■ TASK DESCRIPTION ■
Transcribe the material word for word, but without the images.

■ DATA SHOWN ■

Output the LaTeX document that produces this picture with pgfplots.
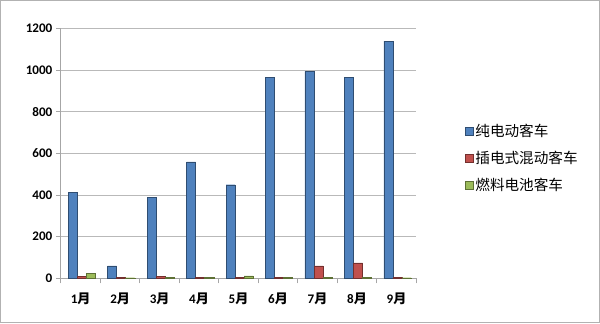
\documentclass[border=0pt]{standalone}
\usepackage{pgfplots}
\pgfplotsset{compat=1.18}
\usepackage{fontspec}
\setmainfont{Carlito}
\newfontfamily\cjk{Noto Sans CJK SC}
\definecolor{cb}{HTML}{4F81BD}
\definecolor{cr}{HTML}{C0504D}
\definecolor{cg}{HTML}{9BBB59}
\begin{document}
\begin{tikzpicture}[x=1pt,y=1pt]
\draw[gray!60, line width=1pt] (2,4) rectangle (597,324);
\begin{axis}[
  at={(62pt,48pt)}, anchor=south west,
  scale only axis, width=353pt, height=248pt,
  ybar, bar width=9pt,
  xmin=-0.5, xmax=8.5, ymin=0, ymax=1200,
  xtick={0,...,8},
  xticklabels={1\cjk{月},2\cjk{月},3\cjk{月},4\cjk{月},5\cjk{月},6\cjk{月},7\cjk{月},8\cjk{月},9\cjk{月}},
  minor xtick={-0.5,0.5,...,8.5},
  ytick={0,200,...,1200},
  major x tick style={draw=none},
  minor x tick style={gray!70, line width=1pt},
  y tick style={gray!70, line width=1pt},
  major tick length=5pt, minor tick length=5pt,
  tick align=outside,
  axis x line*=bottom, axis y line*=left,
  axis line style={gray!70, line width=1pt, -},
  ymajorgrids, grid style={gray!55, line width=1pt},
  /pgf/number format/1000 sep={},
  /pgf/number format/assume math mode=true,
  ticklabel style={font=\fontsize{13}{15}\selectfont\bfseries},
  xticklabel style={yshift=-6pt},
  legend style={at={(1.128,0.48)}, anchor=west, draw=none, fill=none,
    font=\cjk\fontsize{14.5}{16}\selectfont, row sep=9pt,
    /tikz/every even column/.append style={column sep=2pt}},
  legend cell align=left,
  legend image code/.code={\fill[#1] (0pt,-4pt) rectangle (8pt,4pt);},
]
\addplot[fill=cb, draw=cb!60!black, bar shift=-8pt] coordinates {(0,415) (1,60) (2,390) (3,560) (4,450) (5,965) (6,995) (7,965) (8,1140)};
\addplot[fill=cr, draw=cr!60!black, bar shift=1pt] coordinates {(0,8) (1,4) (2,8) (3,6) (4,6) (5,6) (6,60) (7,75) (8,6)};
\addplot[fill=cg, draw=cg!60!black, bar shift=10pt] coordinates {(0,25) (1,3) (2,4) (3,5) (4,12) (5,4) (6,4) (7,5) (8,3)};
\legend{纯电动客车,插电式混动客车,燃料电池客车}
\end{axis}
\end{tikzpicture}
\end{document}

■ RESPONSE TO THIS EXERCISE ■
Output the LaTeX document that produces this picture with pgfplots.
\documentclass[border=0pt]{standalone}
\usepackage{pgfplots}
\pgfplotsset{compat=1.18}
\usepackage{fontspec}
\setmainfont{Carlito}
\newfontfamily\cjk{Noto Sans CJK SC}
\definecolor{cb}{HTML}{4F81BD}
\definecolor{cr}{HTML}{C0504D}
\definecolor{cg}{HTML}{9BBB59}
\begin{document}
\begin{tikzpicture}[x=1pt,y=1pt]
\draw[gray!60, line width=1pt] (2,4) rectangle (597,324);
\begin{axis}[
  at={(62pt,48pt)}, anchor=south west,
  scale only axis, width=353pt, height=248pt,
  ybar, bar width=9pt,
  xmin=-0.5, xmax=8.5, ymin=0, ymax=1200,
  xtick={0,...,8},
  xticklabels={1\cjk{月},2\cjk{月},3\cjk{月},4\cjk{月},5\cjk{月},6\cjk{月},7\cjk{月},8\cjk{月},9\cjk{月}},
  minor xtick={-0.5,0.5,...,8.5},
  ytick={0,200,...,1200},
  major x tick style={draw=none},
  minor x tick style={gray!70, line width=1pt},
  y tick style={gray!70, line width=1pt},
  major tick length=5pt, minor tick length=5pt,
  tick align=outside,
  axis x line*=bottom, axis y line*=left,
  axis line style={gray!70, line width=1pt, -},
  ymajorgrids, grid style={gray!55, line width=1pt},
  /pgf/number format/1000 sep={},
  /pgf/number format/assume math mode=true,
  ticklabel style={font=\fontsize{13}{15}\selectfont\bfseries},
  xticklabel style={yshift=-6pt},
  legend style={at={(1.128,0.48)}, anchor=west, draw=none, fill=none,
    font=\cjk\fontsize{14.5}{16}\selectfont, row sep=9pt,
    /tikz/every even column/.append style={column sep=2pt}},
  legend cell align=left,
  legend image code/.code={\fill[#1] (0pt,-4pt) rectangle (8pt,4pt);},
]
\addplot[fill=cb, draw=cb!60!black, bar shift=-8pt] coordinates {(0,415) (1,60) (2,390) (3,560) (4,450) (5,965) (6,995) (7,965) (8,1140)};
\addplot[fill=cr, draw=cr!60!black, bar shift=1pt] coordinates {(0,8) (1,4) (2,8) (3,6) (4,6) (5,6) (6,60) (7,75) (8,6)};
\addplot[fill=cg, draw=cg!60!black, bar shift=10pt] coordinates {(0,25) (1,3) (2,4) (3,5) (4,12) (5,4) (6,4) (7,5) (8,3)};
\legend{纯电动客车,插电式混动客车,燃料电池客车}
\end{axis}
\end{tikzpicture}
\end{document}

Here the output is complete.